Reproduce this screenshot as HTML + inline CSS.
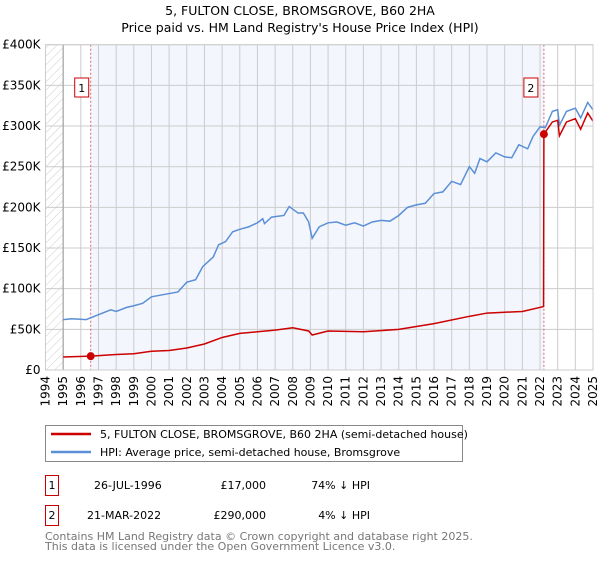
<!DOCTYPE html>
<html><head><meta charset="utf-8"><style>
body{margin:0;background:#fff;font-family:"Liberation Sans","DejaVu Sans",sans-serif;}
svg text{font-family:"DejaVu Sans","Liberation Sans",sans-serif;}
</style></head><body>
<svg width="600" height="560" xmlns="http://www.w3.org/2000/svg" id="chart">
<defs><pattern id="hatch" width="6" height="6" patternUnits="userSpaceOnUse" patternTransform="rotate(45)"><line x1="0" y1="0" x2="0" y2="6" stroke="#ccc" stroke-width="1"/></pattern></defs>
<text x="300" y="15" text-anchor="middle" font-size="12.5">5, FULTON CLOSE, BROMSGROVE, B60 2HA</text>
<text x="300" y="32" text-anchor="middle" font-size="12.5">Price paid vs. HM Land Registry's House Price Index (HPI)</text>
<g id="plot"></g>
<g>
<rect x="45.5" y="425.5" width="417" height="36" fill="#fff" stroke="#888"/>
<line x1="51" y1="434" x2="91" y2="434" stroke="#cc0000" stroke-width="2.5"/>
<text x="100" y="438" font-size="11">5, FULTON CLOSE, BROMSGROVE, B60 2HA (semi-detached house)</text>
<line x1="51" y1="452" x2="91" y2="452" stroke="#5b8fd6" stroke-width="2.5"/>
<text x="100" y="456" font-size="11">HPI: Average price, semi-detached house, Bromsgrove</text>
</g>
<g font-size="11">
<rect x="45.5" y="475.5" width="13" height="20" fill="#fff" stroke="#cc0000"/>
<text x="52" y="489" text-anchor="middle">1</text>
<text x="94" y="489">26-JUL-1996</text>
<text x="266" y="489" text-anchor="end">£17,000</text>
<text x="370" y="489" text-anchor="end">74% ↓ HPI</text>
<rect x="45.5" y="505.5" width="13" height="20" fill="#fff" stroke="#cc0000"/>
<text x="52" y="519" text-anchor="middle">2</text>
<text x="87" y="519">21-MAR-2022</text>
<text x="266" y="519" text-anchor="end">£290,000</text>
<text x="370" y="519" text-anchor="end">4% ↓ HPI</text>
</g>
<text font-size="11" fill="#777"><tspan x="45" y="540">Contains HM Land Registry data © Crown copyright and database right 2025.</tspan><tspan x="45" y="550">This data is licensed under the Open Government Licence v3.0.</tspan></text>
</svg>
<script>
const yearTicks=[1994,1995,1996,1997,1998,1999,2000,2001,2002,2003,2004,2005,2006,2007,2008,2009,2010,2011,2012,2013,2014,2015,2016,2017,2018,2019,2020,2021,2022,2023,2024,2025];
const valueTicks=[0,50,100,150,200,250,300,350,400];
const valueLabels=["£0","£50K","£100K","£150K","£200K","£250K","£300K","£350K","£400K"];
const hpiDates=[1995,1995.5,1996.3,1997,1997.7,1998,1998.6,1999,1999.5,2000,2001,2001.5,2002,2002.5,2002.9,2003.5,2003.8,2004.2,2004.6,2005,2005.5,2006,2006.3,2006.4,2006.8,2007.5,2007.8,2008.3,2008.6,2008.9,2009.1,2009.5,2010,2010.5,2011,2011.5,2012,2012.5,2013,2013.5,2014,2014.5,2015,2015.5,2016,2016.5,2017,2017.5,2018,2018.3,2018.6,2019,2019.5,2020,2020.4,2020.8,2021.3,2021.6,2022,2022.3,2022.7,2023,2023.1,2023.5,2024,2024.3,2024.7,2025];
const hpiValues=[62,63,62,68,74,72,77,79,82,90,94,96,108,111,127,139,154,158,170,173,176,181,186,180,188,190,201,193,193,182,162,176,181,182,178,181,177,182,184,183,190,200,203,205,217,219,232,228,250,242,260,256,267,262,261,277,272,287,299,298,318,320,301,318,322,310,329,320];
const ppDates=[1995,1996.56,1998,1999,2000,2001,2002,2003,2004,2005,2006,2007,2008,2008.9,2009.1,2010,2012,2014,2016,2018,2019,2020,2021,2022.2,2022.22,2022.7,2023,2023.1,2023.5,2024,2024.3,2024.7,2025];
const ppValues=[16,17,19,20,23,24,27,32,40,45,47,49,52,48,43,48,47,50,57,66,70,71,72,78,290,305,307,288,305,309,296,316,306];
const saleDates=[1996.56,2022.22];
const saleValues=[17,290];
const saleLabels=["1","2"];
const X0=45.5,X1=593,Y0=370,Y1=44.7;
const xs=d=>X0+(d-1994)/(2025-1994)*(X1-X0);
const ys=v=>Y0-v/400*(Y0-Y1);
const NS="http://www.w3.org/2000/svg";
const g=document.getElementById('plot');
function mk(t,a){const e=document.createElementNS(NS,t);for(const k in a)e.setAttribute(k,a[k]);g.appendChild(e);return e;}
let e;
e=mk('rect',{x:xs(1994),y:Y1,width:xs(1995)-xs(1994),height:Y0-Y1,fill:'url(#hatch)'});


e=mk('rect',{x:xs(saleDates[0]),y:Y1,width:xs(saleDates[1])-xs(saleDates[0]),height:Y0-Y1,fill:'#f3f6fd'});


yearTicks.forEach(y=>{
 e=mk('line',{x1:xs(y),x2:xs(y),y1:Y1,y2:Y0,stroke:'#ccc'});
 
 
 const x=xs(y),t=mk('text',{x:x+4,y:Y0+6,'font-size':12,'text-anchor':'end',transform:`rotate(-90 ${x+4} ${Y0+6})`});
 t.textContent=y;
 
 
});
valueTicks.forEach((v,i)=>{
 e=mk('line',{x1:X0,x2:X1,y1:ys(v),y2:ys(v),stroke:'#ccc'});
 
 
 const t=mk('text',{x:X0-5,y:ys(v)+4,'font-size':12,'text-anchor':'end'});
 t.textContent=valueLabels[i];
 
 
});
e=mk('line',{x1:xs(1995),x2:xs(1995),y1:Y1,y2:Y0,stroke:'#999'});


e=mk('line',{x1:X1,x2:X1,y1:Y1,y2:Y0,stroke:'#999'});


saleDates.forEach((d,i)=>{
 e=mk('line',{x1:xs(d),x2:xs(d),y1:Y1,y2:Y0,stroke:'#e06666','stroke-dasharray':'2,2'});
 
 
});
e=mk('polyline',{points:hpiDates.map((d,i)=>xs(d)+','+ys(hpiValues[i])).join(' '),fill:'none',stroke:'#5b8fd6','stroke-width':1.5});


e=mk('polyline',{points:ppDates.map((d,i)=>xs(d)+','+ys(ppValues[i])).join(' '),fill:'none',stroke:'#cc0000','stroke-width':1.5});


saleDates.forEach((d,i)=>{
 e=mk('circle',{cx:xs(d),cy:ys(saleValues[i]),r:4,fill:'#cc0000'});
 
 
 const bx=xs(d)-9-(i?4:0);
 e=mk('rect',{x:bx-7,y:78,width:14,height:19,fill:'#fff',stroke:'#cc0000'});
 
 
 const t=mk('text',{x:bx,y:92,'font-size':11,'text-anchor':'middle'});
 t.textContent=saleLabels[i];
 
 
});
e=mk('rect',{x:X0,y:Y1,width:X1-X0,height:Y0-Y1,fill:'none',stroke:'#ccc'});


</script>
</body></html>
###
Please write out all of the material above without changing a word, and omit any pictures.

Reproduce this screenshot as HTML + inline CSS.
<!DOCTYPE html>
<html><head><meta charset="utf-8"><style>
body{margin:0;background:#fff;font-family:"Liberation Sans","DejaVu Sans",sans-serif;}
svg text{font-family:"DejaVu Sans","Liberation Sans",sans-serif;}
</style></head><body>
<svg width="600" height="560" xmlns="http://www.w3.org/2000/svg" id="chart">
<defs><pattern id="hatch" width="6" height="6" patternUnits="userSpaceOnUse" patternTransform="rotate(45)"><line x1="0" y1="0" x2="0" y2="6" stroke="#ccc" stroke-width="1"/></pattern></defs>
<text x="300" y="15" text-anchor="middle" font-size="12.5">5, FULTON CLOSE, BROMSGROVE, B60 2HA</text>
<text x="300" y="32" text-anchor="middle" font-size="12.5">Price paid vs. HM Land Registry's House Price Index (HPI)</text>
<g id="plot"></g>
<g>
<rect x="45.5" y="425.5" width="417" height="36" fill="#fff" stroke="#888"/>
<line x1="51" y1="434" x2="91" y2="434" stroke="#cc0000" stroke-width="2.5"/>
<text x="100" y="438" font-size="11">5, FULTON CLOSE, BROMSGROVE, B60 2HA (semi-detached house)</text>
<line x1="51" y1="452" x2="91" y2="452" stroke="#5b8fd6" stroke-width="2.5"/>
<text x="100" y="456" font-size="11">HPI: Average price, semi-detached house, Bromsgrove</text>
</g>
<g font-size="11">
<rect x="45.5" y="475.5" width="13" height="20" fill="#fff" stroke="#cc0000"/>
<text x="52" y="489" text-anchor="middle">1</text>
<text x="94" y="489">26-JUL-1996</text>
<text x="266" y="489" text-anchor="end">£17,000</text>
<text x="370" y="489" text-anchor="end">74% ↓ HPI</text>
<rect x="45.5" y="505.5" width="13" height="20" fill="#fff" stroke="#cc0000"/>
<text x="52" y="519" text-anchor="middle">2</text>
<text x="87" y="519">21-MAR-2022</text>
<text x="266" y="519" text-anchor="end">£290,000</text>
<text x="370" y="519" text-anchor="end">4% ↓ HPI</text>
</g>
<text font-size="11" fill="#777"><tspan x="45" y="540">Contains HM Land Registry data © Crown copyright and database right 2025.</tspan><tspan x="45" y="550">This data is licensed under the Open Government Licence v3.0.</tspan></text>
</svg>
<script>
const yearTicks=[1994,1995,1996,1997,1998,1999,2000,2001,2002,2003,2004,2005,2006,2007,2008,2009,2010,2011,2012,2013,2014,2015,2016,2017,2018,2019,2020,2021,2022,2023,2024,2025];
const valueTicks=[0,50,100,150,200,250,300,350,400];
const valueLabels=["£0","£50K","£100K","£150K","£200K","£250K","£300K","£350K","£400K"];
const hpiDates=[1995,1995.5,1996.3,1997,1997.7,1998,1998.6,1999,1999.5,2000,2001,2001.5,2002,2002.5,2002.9,2003.5,2003.8,2004.2,2004.6,2005,2005.5,2006,2006.3,2006.4,2006.8,2007.5,2007.8,2008.3,2008.6,2008.9,2009.1,2009.5,2010,2010.5,2011,2011.5,2012,2012.5,2013,2013.5,2014,2014.5,2015,2015.5,2016,2016.5,2017,2017.5,2018,2018.3,2018.6,2019,2019.5,2020,2020.4,2020.8,2021.3,2021.6,2022,2022.3,2022.7,2023,2023.1,2023.5,2024,2024.3,2024.7,2025];
const hpiValues=[62,63,62,68,74,72,77,79,82,90,94,96,108,111,127,139,154,158,170,173,176,181,186,180,188,190,201,193,193,182,162,176,181,182,178,181,177,182,184,183,190,200,203,205,217,219,232,228,250,242,260,256,267,262,261,277,272,287,299,298,318,320,301,318,322,310,329,320];
const ppDates=[1995,1996.56,1998,1999,2000,2001,2002,2003,2004,2005,2006,2007,2008,2008.9,2009.1,2010,2012,2014,2016,2018,2019,2020,2021,2022.2,2022.22,2022.7,2023,2023.1,2023.5,2024,2024.3,2024.7,2025];
const ppValues=[16,17,19,20,23,24,27,32,40,45,47,49,52,48,43,48,47,50,57,66,70,71,72,78,290,305,307,288,305,309,296,316,306];
const saleDates=[1996.56,2022.22];
const saleValues=[17,290];
const saleLabels=["1","2"];
const X0=45.5,X1=593,Y0=370,Y1=44.7;
const xs=d=>X0+(d-1994)/(2025-1994)*(X1-X0);
const ys=v=>Y0-v/400*(Y0-Y1);
const NS="http://www.w3.org/2000/svg";
const g=document.getElementById('plot');
function mk(t,a){const e=document.createElementNS(NS,t);for(const k in a)e.setAttribute(k,a[k]);g.appendChild(e);return e;}
let e;
e=mk('rect',{x:xs(1994),y:Y1,width:xs(1995)-xs(1994),height:Y0-Y1,fill:'url(#hatch)'});


e=mk('rect',{x:xs(saleDates[0]),y:Y1,width:xs(saleDates[1])-xs(saleDates[0]),height:Y0-Y1,fill:'#f3f6fd'});


yearTicks.forEach(y=>{
 e=mk('line',{x1:xs(y),x2:xs(y),y1:Y1,y2:Y0,stroke:'#ccc'});
 
 
 const x=xs(y),t=mk('text',{x:x+4,y:Y0+6,'font-size':12,'text-anchor':'end',transform:`rotate(-90 ${x+4} ${Y0+6})`});
 t.textContent=y;
 
 
});
valueTicks.forEach((v,i)=>{
 e=mk('line',{x1:X0,x2:X1,y1:ys(v),y2:ys(v),stroke:'#ccc'});
 
 
 const t=mk('text',{x:X0-5,y:ys(v)+4,'font-size':12,'text-anchor':'end'});
 t.textContent=valueLabels[i];
 
 
});
e=mk('line',{x1:xs(1995),x2:xs(1995),y1:Y1,y2:Y0,stroke:'#999'});


e=mk('line',{x1:X1,x2:X1,y1:Y1,y2:Y0,stroke:'#999'});


saleDates.forEach((d,i)=>{
 e=mk('line',{x1:xs(d),x2:xs(d),y1:Y1,y2:Y0,stroke:'#e06666','stroke-dasharray':'2,2'});
 
 
});
e=mk('polyline',{points:hpiDates.map((d,i)=>xs(d)+','+ys(hpiValues[i])).join(' '),fill:'none',stroke:'#5b8fd6','stroke-width':1.5});


e=mk('polyline',{points:ppDates.map((d,i)=>xs(d)+','+ys(ppValues[i])).join(' '),fill:'none',stroke:'#cc0000','stroke-width':1.5});


saleDates.forEach((d,i)=>{
 e=mk('circle',{cx:xs(d),cy:ys(saleValues[i]),r:4,fill:'#cc0000'});
 
 
 const bx=xs(d)-9-(i?4:0);
 e=mk('rect',{x:bx-7,y:78,width:14,height:19,fill:'#fff',stroke:'#cc0000'});
 
 
 const t=mk('text',{x:bx,y:92,'font-size':11,'text-anchor':'middle'});
 t.textContent=saleLabels[i];
 
 
});
e=mk('rect',{x:X0,y:Y1,width:X1-X0,height:Y0-Y1,fill:'none',stroke:'#ccc'});


</script>
</body></html>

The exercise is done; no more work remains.